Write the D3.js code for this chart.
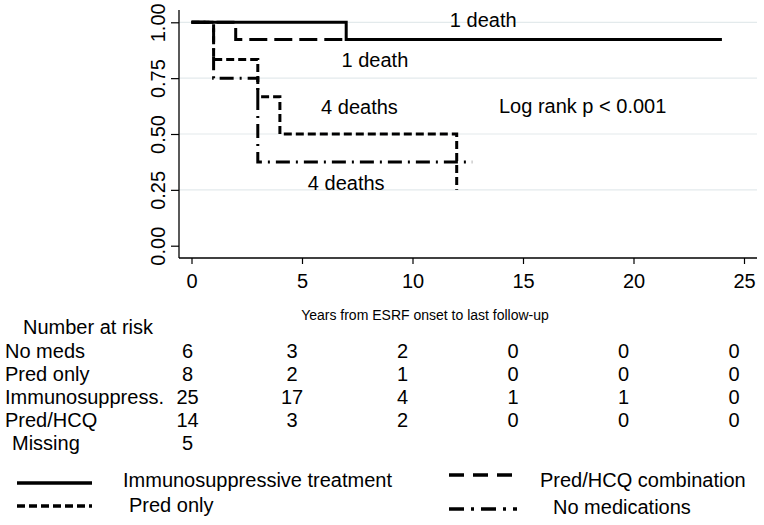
<!DOCTYPE html>
<html>
<head>
<meta charset="utf-8">
<script src="https://cdn.jsdelivr.net/npm/d3@7/dist/d3.min.js"></script>
<style>
  html, body { margin: 0; padding: 0; background: #fff; }
  svg { display: block; font-family: "Liberation Sans", Arial, sans-serif; }
</style>
</head>
<body>
<svg id="chart" width="764" height="525"></svg>
<script>
// ---- data ----
const xTicks = [0, 5, 10, 15, 20, 25];
const yTicks = [0, 0.25, 0.5, 0.75, 1];

// Kaplan-Meier step curves (time, survival)
const immunoTimes = [0, 7, 24];
const immunoSurv  = [1, 0.923, 0.923];
const predHcqTimes = [0, 2, 12];
const predHcqSurv  = [1, 0.923, 0.923];
const predOnlyTimes = [0, 1, 3, 4, 12];
const predOnlySurv  = [1, 0.833, 0.667, 0.5, 0.25];
const noMedsTimes = [0, 1, 3, 12.7];
const noMedsSurv  = [1, 0.75, 0.375, 0.375];

const riskGroups = ["No meds", "Pred only", "Immunosuppress.", "Pred/HCQ"];
const riskNoMeds   = [6, 3, 2, 0, 0, 0];
const riskPredOnly = [8, 2, 1, 0, 0, 0];
const riskImmuno   = [25, 17, 4, 1, 1, 0];
const riskPredHcq  = [14, 3, 2, 0, 0, 0];
const missingCount = 5;

const annotations = [
  { text: "1 death", t: 13.2, s: 0.979 },
  { text: "1 death", t: 8.3, s: 0.80 },
  { text: "4 deaths", t: 7.6, s: 0.59 },
  { text: "4 deaths", t: 7.0, s: 0.249 },
  { text: "Log rank p < 0.001", t: 17.7, s: 0.594 }
];

const legendItems = [
  { label: "Immunosuppressive treatment", dash: null },
  { label: "Pred/HCQ combination", dash: "15,9" },
  { label: "Pred only", dash: "8,4" },
  { label: "No medications", dash: "15,7,3,7" }
];

// ---- layout ----
const svg = d3.select("#chart");
const x = d3.scaleLinear().domain([0, 25]).range([191.5, 744]);
const y = d3.scaleLinear().domain([0, 1]).range([245.7, 22.3]);
const plotLeft = 179, plotRight = 757, plotTop = 10, plotBottom = 258;
const fontSize = 20;

// gridlines
svg.append("g").selectAll("line")
  .data(yTicks.filter(d => d > 0))
  .join("line")
  .attr("x1", plotLeft).attr("x2", plotRight)
  .attr("y1", d => y(d)).attr("y2", d => y(d))
  .attr("stroke", "#e3eaec").attr("stroke-width", 1.2);

// axes
const yAxis = svg.append("g").attr("transform", `translate(${plotLeft},0)`)
  .call(d3.axisLeft(y).tickValues(yTicks).tickFormat(d3.format(".2f")).tickSize(8));
yAxis.select(".domain").remove();
yAxis.selectAll(".tick line").attr("stroke", "#000").attr("stroke-width", 1.2);
yAxis.selectAll(".tick text")
  .attr("transform", "rotate(-90)")
  .attr("x", 0).attr("y", -14).attr("dy", 0)
  .style("text-anchor", "middle")
  .style("font-size", fontSize + "px")
  .style("font-family", "'Liberation Sans', Arial, sans-serif")
  .attr("fill", "#000");

const xAxis = svg.append("g").attr("transform", `translate(0,${plotBottom})`)
  .call(d3.axisBottom(x).tickValues(xTicks).tickSize(6).tickPadding(10));
xAxis.select(".domain").remove();
xAxis.selectAll(".tick line").attr("stroke", "#000").attr("stroke-width", 1.2);
xAxis.selectAll(".tick text")
  .style("font-size", fontSize + "px")
  .style("font-family", "'Liberation Sans', Arial, sans-serif")
  .attr("fill", "#000");

svg.append("line").attr("x1", plotLeft).attr("x2", plotLeft)
  .attr("y1", plotTop).attr("y2", plotBottom)
  .attr("stroke", "#000").attr("stroke-width", 1.3);
svg.append("line").attr("x1", plotLeft).attr("x2", plotRight)
  .attr("y1", plotBottom).attr("y2", plotBottom)
  .attr("stroke", "#000").attr("stroke-width", 1.3);

// x-axis title
svg.append("text").attr("x", 425).attr("y", 320)
  .attr("text-anchor", "middle").style("font-size", "14px")
  .text("Years from ESRF onset to last follow-up");

// curves
const line = d3.line().x(d => x(d[0])).y(d => y(d[1])).curve(d3.curveStepAfter);
const curves = [
  { times: noMedsTimes, surv: noMedsSurv, dash: "14,6,2,6" },
  { times: predOnlyTimes, surv: predOnlySurv, dash: "8,4" },
  { times: predHcqTimes, surv: predHcqSurv, dash: "18,7" },
  { times: immunoTimes, surv: immunoSurv, dash: null }
];
svg.append("g").selectAll("path")
  .data(curves)
  .join("path")
  .attr("d", c => line(c.times.map((t, i) => [t, c.surv[i]])))
  .attr("fill", "none")
  .attr("stroke", "#000")
  .attr("stroke-width", 3)
  .attr("stroke-dasharray", c => c.dash);

// annotations
svg.append("g").selectAll("text")
  .data(annotations)
  .join("text")
  .attr("x", d => x(d.t)).attr("y", d => y(d.s))
  .attr("text-anchor", "middle")
  .style("font-size", fontSize + "px")
  .text(d => d.text);

// number at risk table
const rowY = [358, 381, 404, 427];
svg.append("text").attr("x", 23).attr("y", 334).style("font-size", fontSize + "px").text("Number at risk");
const riskRows = [riskNoMeds, riskPredOnly, riskImmuno, riskPredHcq];
riskGroups.forEach((g, i) => {
  svg.append("text").attr("x", 5).attr("y", rowY[i]).style("font-size", fontSize + "px").text(g);
  svg.append("g").selectAll("text")
    .data(riskRows[i])
    .join("text")
    .attr("x", (d, j) => j === 0 ? x(xTicks[j]) - 4 : x(xTicks[j]) - 10)
    .attr("y", rowY[i])
    .attr("text-anchor", "middle")
    .style("font-size", fontSize + "px")
    .text(d => d);
});
svg.append("text").attr("x", 12).attr("y", 450).style("font-size", fontSize + "px").text("Missing");
svg.append("text").attr("x", x(0) - 4).attr("y", 450).attr("text-anchor", "middle")
  .style("font-size", fontSize + "px").text(missingCount);

// legend
const legendPos = [
  { lx1: 17, lx2: 92, ly: 483, tx: 123, ty: 487 },
  { lx1: 449, lx2: 515, ly: 475, tx: 540, ty: 487 },
  { lx1: 17, lx2: 92, ly: 506, tx: 129, ty: 512 },
  { lx1: 449, lx2: 517, ly: 509, tx: 553, ty: 514 }
];
legendItems.forEach((it, i) => {
  const p = legendPos[i];
  svg.append("line").attr("x1", p.lx1).attr("x2", p.lx2).attr("y1", p.ly).attr("y2", p.ly)
    .attr("stroke", "#000").attr("stroke-width", 3.5)
    .attr("stroke-dasharray", it.dash);
  svg.append("text").attr("x", p.tx).attr("y", p.ty).style("font-size", fontSize + "px").text(it.label);
});
</script>
</body>
</html>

____

EXERCISE OBJECTIVE
Leave out the pictures and output the rest of the material exactly as written.

OUTPUT FOR THIS TASK
Write the D3.js code for this chart.
<!DOCTYPE html>
<html>
<head>
<meta charset="utf-8">
<script src="https://cdn.jsdelivr.net/npm/d3@7/dist/d3.min.js"></script>
<style>
  html, body { margin: 0; padding: 0; background: #fff; }
  svg { display: block; font-family: "Liberation Sans", Arial, sans-serif; }
</style>
</head>
<body>
<svg id="chart" width="764" height="525"></svg>
<script>
// ---- data ----
const xTicks = [0, 5, 10, 15, 20, 25];
const yTicks = [0, 0.25, 0.5, 0.75, 1];

// Kaplan-Meier step curves (time, survival)
const immunoTimes = [0, 7, 24];
const immunoSurv  = [1, 0.923, 0.923];
const predHcqTimes = [0, 2, 12];
const predHcqSurv  = [1, 0.923, 0.923];
const predOnlyTimes = [0, 1, 3, 4, 12];
const predOnlySurv  = [1, 0.833, 0.667, 0.5, 0.25];
const noMedsTimes = [0, 1, 3, 12.7];
const noMedsSurv  = [1, 0.75, 0.375, 0.375];

const riskGroups = ["No meds", "Pred only", "Immunosuppress.", "Pred/HCQ"];
const riskNoMeds   = [6, 3, 2, 0, 0, 0];
const riskPredOnly = [8, 2, 1, 0, 0, 0];
const riskImmuno   = [25, 17, 4, 1, 1, 0];
const riskPredHcq  = [14, 3, 2, 0, 0, 0];
const missingCount = 5;

const annotations = [
  { text: "1 death", t: 13.2, s: 0.979 },
  { text: "1 death", t: 8.3, s: 0.80 },
  { text: "4 deaths", t: 7.6, s: 0.59 },
  { text: "4 deaths", t: 7.0, s: 0.249 },
  { text: "Log rank p < 0.001", t: 17.7, s: 0.594 }
];

const legendItems = [
  { label: "Immunosuppressive treatment", dash: null },
  { label: "Pred/HCQ combination", dash: "15,9" },
  { label: "Pred only", dash: "8,4" },
  { label: "No medications", dash: "15,7,3,7" }
];

// ---- layout ----
const svg = d3.select("#chart");
const x = d3.scaleLinear().domain([0, 25]).range([191.5, 744]);
const y = d3.scaleLinear().domain([0, 1]).range([245.7, 22.3]);
const plotLeft = 179, plotRight = 757, plotTop = 10, plotBottom = 258;
const fontSize = 20;

// gridlines
svg.append("g").selectAll("line")
  .data(yTicks.filter(d => d > 0))
  .join("line")
  .attr("x1", plotLeft).attr("x2", plotRight)
  .attr("y1", d => y(d)).attr("y2", d => y(d))
  .attr("stroke", "#e3eaec").attr("stroke-width", 1.2);

// axes
const yAxis = svg.append("g").attr("transform", `translate(${plotLeft},0)`)
  .call(d3.axisLeft(y).tickValues(yTicks).tickFormat(d3.format(".2f")).tickSize(8));
yAxis.select(".domain").remove();
yAxis.selectAll(".tick line").attr("stroke", "#000").attr("stroke-width", 1.2);
yAxis.selectAll(".tick text")
  .attr("transform", "rotate(-90)")
  .attr("x", 0).attr("y", -14).attr("dy", 0)
  .style("text-anchor", "middle")
  .style("font-size", fontSize + "px")
  .style("font-family", "'Liberation Sans', Arial, sans-serif")
  .attr("fill", "#000");

const xAxis = svg.append("g").attr("transform", `translate(0,${plotBottom})`)
  .call(d3.axisBottom(x).tickValues(xTicks).tickSize(6).tickPadding(10));
xAxis.select(".domain").remove();
xAxis.selectAll(".tick line").attr("stroke", "#000").attr("stroke-width", 1.2);
xAxis.selectAll(".tick text")
  .style("font-size", fontSize + "px")
  .style("font-family", "'Liberation Sans', Arial, sans-serif")
  .attr("fill", "#000");

svg.append("line").attr("x1", plotLeft).attr("x2", plotLeft)
  .attr("y1", plotTop).attr("y2", plotBottom)
  .attr("stroke", "#000").attr("stroke-width", 1.3);
svg.append("line").attr("x1", plotLeft).attr("x2", plotRight)
  .attr("y1", plotBottom).attr("y2", plotBottom)
  .attr("stroke", "#000").attr("stroke-width", 1.3);

// x-axis title
svg.append("text").attr("x", 425).attr("y", 320)
  .attr("text-anchor", "middle").style("font-size", "14px")
  .text("Years from ESRF onset to last follow-up");

// curves
const line = d3.line().x(d => x(d[0])).y(d => y(d[1])).curve(d3.curveStepAfter);
const curves = [
  { times: noMedsTimes, surv: noMedsSurv, dash: "14,6,2,6" },
  { times: predOnlyTimes, surv: predOnlySurv, dash: "8,4" },
  { times: predHcqTimes, surv: predHcqSurv, dash: "18,7" },
  { times: immunoTimes, surv: immunoSurv, dash: null }
];
svg.append("g").selectAll("path")
  .data(curves)
  .join("path")
  .attr("d", c => line(c.times.map((t, i) => [t, c.surv[i]])))
  .attr("fill", "none")
  .attr("stroke", "#000")
  .attr("stroke-width", 3)
  .attr("stroke-dasharray", c => c.dash);

// annotations
svg.append("g").selectAll("text")
  .data(annotations)
  .join("text")
  .attr("x", d => x(d.t)).attr("y", d => y(d.s))
  .attr("text-anchor", "middle")
  .style("font-size", fontSize + "px")
  .text(d => d.text);

// number at risk table
const rowY = [358, 381, 404, 427];
svg.append("text").attr("x", 23).attr("y", 334).style("font-size", fontSize + "px").text("Number at risk");
const riskRows = [riskNoMeds, riskPredOnly, riskImmuno, riskPredHcq];
riskGroups.forEach((g, i) => {
  svg.append("text").attr("x", 5).attr("y", rowY[i]).style("font-size", fontSize + "px").text(g);
  svg.append("g").selectAll("text")
    .data(riskRows[i])
    .join("text")
    .attr("x", (d, j) => j === 0 ? x(xTicks[j]) - 4 : x(xTicks[j]) - 10)
    .attr("y", rowY[i])
    .attr("text-anchor", "middle")
    .style("font-size", fontSize + "px")
    .text(d => d);
});
svg.append("text").attr("x", 12).attr("y", 450).style("font-size", fontSize + "px").text("Missing");
svg.append("text").attr("x", x(0) - 4).attr("y", 450).attr("text-anchor", "middle")
  .style("font-size", fontSize + "px").text(missingCount);

// legend
const legendPos = [
  { lx1: 17, lx2: 92, ly: 483, tx: 123, ty: 487 },
  { lx1: 449, lx2: 515, ly: 475, tx: 540, ty: 487 },
  { lx1: 17, lx2: 92, ly: 506, tx: 129, ty: 512 },
  { lx1: 449, lx2: 517, ly: 509, tx: 553, ty: 514 }
];
legendItems.forEach((it, i) => {
  const p = legendPos[i];
  svg.append("line").attr("x1", p.lx1).attr("x2", p.lx2).attr("y1", p.ly).attr("y2", p.ly)
    .attr("stroke", "#000").attr("stroke-width", 3.5)
    .attr("stroke-dasharray", it.dash);
  svg.append("text").attr("x", p.tx).attr("y", p.ty).style("font-size", fontSize + "px").text(it.label);
});
</script>
</body>
</html>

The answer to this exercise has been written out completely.